The official purpose of the mission was to fight terrorism and to dismantle the weapons of mass destruction. "Liberating millions of people from a psycho" is a reason added after the fact.
1. A system that is set up without regard to the problems of reservists serving on active duty for extended periods. For instance, our leave accrued was not tracked on our LES's for 8 months after we were activated. We are told that that issue is "being tracked" by our battalion, but it would be nice to see those numbers on paper.

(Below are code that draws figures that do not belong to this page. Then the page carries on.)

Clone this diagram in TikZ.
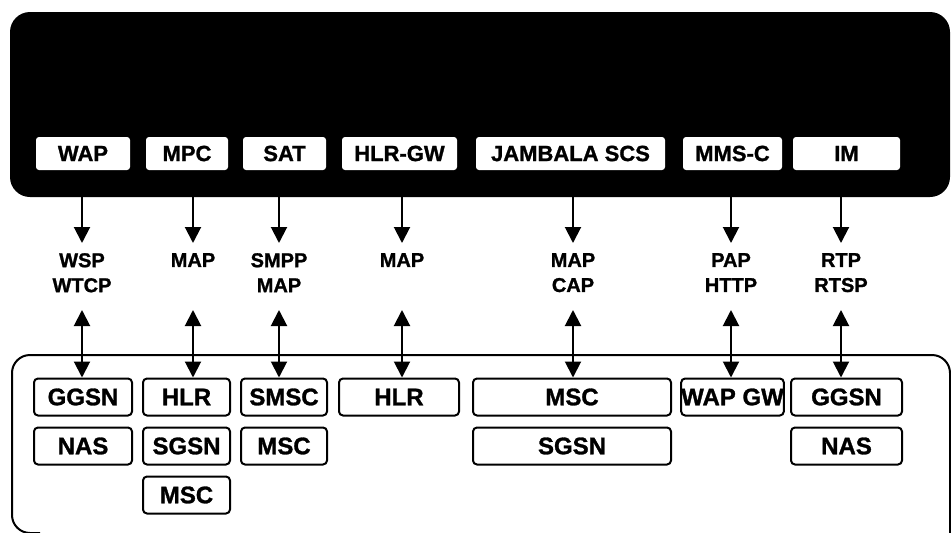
\documentclass[tikz,border=0pt]{standalone}
\usepackage{fontspec}
\setmainfont{Liberation Sans}[BoldFeatures={FakeBold=1.2}]
\usetikzlibrary{arrows.meta}
\begin{document}
\begin{tikzpicture}[x=1pt,y=-1pt,
  sysbox/.style={fill=white, rounded corners=3pt, inner sep=0pt, minimum height=33pt,
    font=\fontsize{22}{26}\selectfont\bfseries},
  netbox/.style={draw=black, line width=2pt, rounded corners=4pt, inner sep=0pt, minimum height=37pt,
    font=\fontsize{24}{28}\selectfont\bfseries},
  proto/.style={align=center, inner sep=0pt, anchor=north,
    font=\fontsize{20}{25}\selectfont\bfseries},
  tip/.tip={Triangle[width=16pt,length=16pt]},
  link/.style={line width=2pt, -tip},
  duplex/.style={line width=2pt, tip-tip},
]
\useasboundingbox (0,0) rectangle (951,533);

% service platform (black panel)
\node[fill=black, rounded corners=20pt, minimum width=940pt, minimum height=185pt, inner sep=0pt]
  (sys) at (480,104.5) {};

% services on the platform
\node[sysbox, minimum width=94pt]  (wap)  at (83,153.5)    {WAP};
\node[sysbox, minimum width=82pt]  (mpc)  at (187,153.5)   {MPC};
\node[sysbox, minimum width=83pt]  (sat)  at (284.5,153.5) {SAT};
\node[sysbox, minimum width=115pt] (hgw)  at (399.5,153.5) {HLR-GW};
\node[sysbox, minimum width=189pt] (jam)  at (570.5,153.5) {JAMBALA SCS};
\node[sysbox, minimum width=99pt]  (mms)  at (732.5,153.5) {MMS-C};
\node[sysbox, minimum width=107pt] (im)   at (846.5,153.5) {IM};

% network area outline
\draw[line width=2pt, rounded corners=18pt]
  (40,533) -- (12,533) -- (12,355) -- (950,355) -- (950,533);

% protocol labels
\node[proto] (p1) at (82,253)  {WSP\\WTCP};
\node[proto] (p2) at (193,253) {MAP};
\node[proto] (p3) at (279,253) {SMPP\\MAP};
\node[proto] (p4) at (402,253) {MAP};
\node[proto] (p5) at (573,253) {MAP\\CAP};
\node[proto] (p6) at (731,253) {PAP\\HTTP};
\node[proto] (p7) at (841,253) {RTP\\RTSP};
\coordinate (dtop) at (0,310);

% network elements
\node[netbox, minimum width=98pt]  (g1)  at (83,397)    {GGSN};
\node[netbox, minimum width=98pt]  (n1)  at (83,446)    {NAS};
\node[netbox, minimum width=87pt]  (h2)  at (186.5,397) {HLR};
\node[netbox, minimum width=87pt]  (s2)  at (186.5,446) {SGSN};
\node[netbox, minimum width=87pt]  (m2)  at (186.5,495) {MSC};
\node[netbox, minimum width=86pt]  (sm3) at (284,397)   {SMSC};
\node[netbox, minimum width=86pt]  (m3)  at (284,446)   {MSC};
\node[netbox, minimum width=120pt] (h4)  at (399,397)   {HLR};
\node[netbox, minimum width=198pt] (m5)  at (572,397)   {MSC};
\node[netbox, minimum width=198pt] (s5)  at (572,446)   {SGSN};
\node[netbox, minimum width=101pt] (w6)  at (732.5,397) {WAP GW};
\node[netbox, minimum width=111pt] (g7)  at (846.5,397) {GGSN};
\node[netbox, minimum width=111pt] (n7)  at (846.5,446) {NAS};

% platform to protocol
\foreach \p in {p1,p2,p3,p4,p5,p6,p7}
  \draw[link] (\p |- sys.south) -- ([yshift=10pt]\p.north);

% protocol to network element
\draw[duplex] (p1 |- dtop) -- (p1 |- g1.north);
\draw[duplex] (p2 |- dtop) -- (p2 |- h2.north);
\draw[duplex] (p3 |- dtop) -- (p3 |- sm3.north);
\draw[duplex] (p4 |- dtop) -- (p4 |- h4.north);
\draw[duplex] (p5 |- dtop) -- (p5 |- m5.north);
\draw[duplex] (p6 |- dtop) -- (p6 |- w6.north);
\draw[duplex] (p7 |- dtop) -- (p7 |- g7.north);
\end{tikzpicture}
\end{document}
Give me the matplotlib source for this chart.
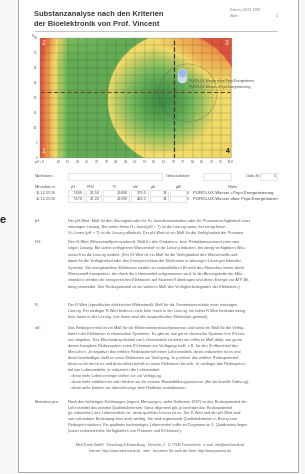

2. The feeling that we have been jerked around by being told one thing and then seeing another thing happen. When we were activated our orders said that we would be on active duty for "not more than 365 days." But, after we had been in theater for several months a new policy that said we would now be in theater for not more than 365 days was put into effect (and new orders were cut). I, personally, don't mind staying longer, but many people made long term plans based on the one year activation orders we were originally placed under.
3. The general concensus that regulars treat us like second class soldiers. In many cases (in the medical field for instance) reservists may have better skills than their active duty counterparts (reserve doctors may see seriously ill or injured people every day, while an active duty doc, will perhaps see a healthier segment of the population). But we are still looked down on by many regulars. And then,
4. We are being asked to preform the same duties as active duty soldiers without getting the same benefits. If a reservist is activated and sent to a stateside post for duty he can't PCS and bring his family. He can't enroll his kids in a DODDS school and he can't take advantage of other benefits, because he "isn't really active duty".
Now, you may say that that reservist may have known all that when he signed up and that may or may not be so. but he knows it now, and it seems to him like a raw deal, so he is getting out. Call it whining if you like, but to some reservists it seems like: fool me once shame on you, fool me twice, shame on me.